I wish more than anything that I could fill this with every single conclusion I have reached by way of a revelation. Of course, I cannot do that. I can only report on my current state and proceed to burn some shit to the ground.

So, I guess I'm going to do that.

I am at a standstill that the conclusion of this entry will mark the end of. I am an impermeable entity that has surrendered all feelings of nostalgia to these pages forever. I am in love. And I fight for that love daily. I have cast all classification away and embraced all philosophy and religion for their individual importances. But above all else, I am not yet free. I am stifled and oppressed. I'm just ready to go.
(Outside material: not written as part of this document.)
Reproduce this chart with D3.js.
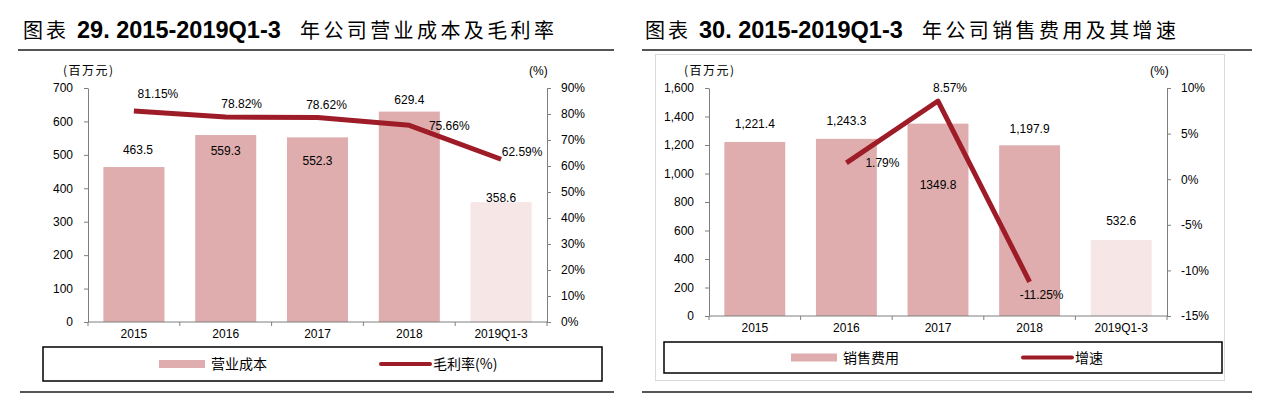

But before I can go I have to seal this shut. I have to say goodbye to that summer. I have to say goodbye to the summer before it. I have to take all of it and understand that it was never where I belonged. I have to wake up and "tomorrow, we start new."

There is only one anomaly I can address. There aren't any more these feelings belong to.

There is only one that holds me back.

Only one that this season unrightfully belongs to.

Only one in which is everything.

Joshua Dylan Carroll,

Quite simply you are the foundation of everything beautiful within me. You showed me so much while I did so little. You brought me life and joy. You started a revolution within my heart of hearts.

You taught me of love and the fight it endures. You showed me light in things society deems are not right. You helped me enough to give me the power to transcend you now.

Do you remember the way the light used to filter into your house that summer?

Do you remember the days we danced?

Dear child, you have broken me and I must go now. I have words for you but they dwell in my dreams.

At the fear of them forever remaining I am writing this to you now. I am not certain of whether you will ever read this.

But I know that I want to burn you.

So here it is; here is the fire.

You left me, Dylan Carroll, to suffer a winter as dark as the leather jacket you wore that night. You stabbed at me vaguely as I backed away from you and said, "Fuck you. I hate you."

The eyes with which you looked at mine killed me. They killed my prospects and they killed Anabelle. You gave me this thing inside of my ribs that I can only call God . . . or Anabelle. She is who I find and she is who I am. She shapeshifts and gives me purpose.

You sent me to put pills in my body and created a fury of worthlessness. You tickled my heart and I had nightmares of you. You gave me less as you told me more. Frankly, you abandoned me and tried to deem it otherwise.

Do you remember whos' hand you held when you jumped off that dock?

Do you remember the day you learned to swim?

Do you remember The Cafe and Minutes and Trapezoid?

You helped me chase the streets with you but now I have found my own. I must bring myself to take SS Cambridge and these goddamn brakelights to your forehead and knock you out forever.

Dylan, you broke me. You brought me to the stars and then you broke me. This journal starts with you and tonight it ends with you.

I can believe I ever loved you because you are so beautiful. You radiate and you will go so far.

You are my favorite bastard because I know why you did this.

I want you to have peace and a colorful heart. I hope that wherever your own two feet take you can facilitate you luminosity. Do not sell yourself short by staying here.

Please Dylan, go forth into the infinite abyss and always know that you changed my fucking world.

I will make all the right reasons to fuck it up.

Goodbye, Space Cadet.
Goodbye, Leon.

It will not ever be as much as I do.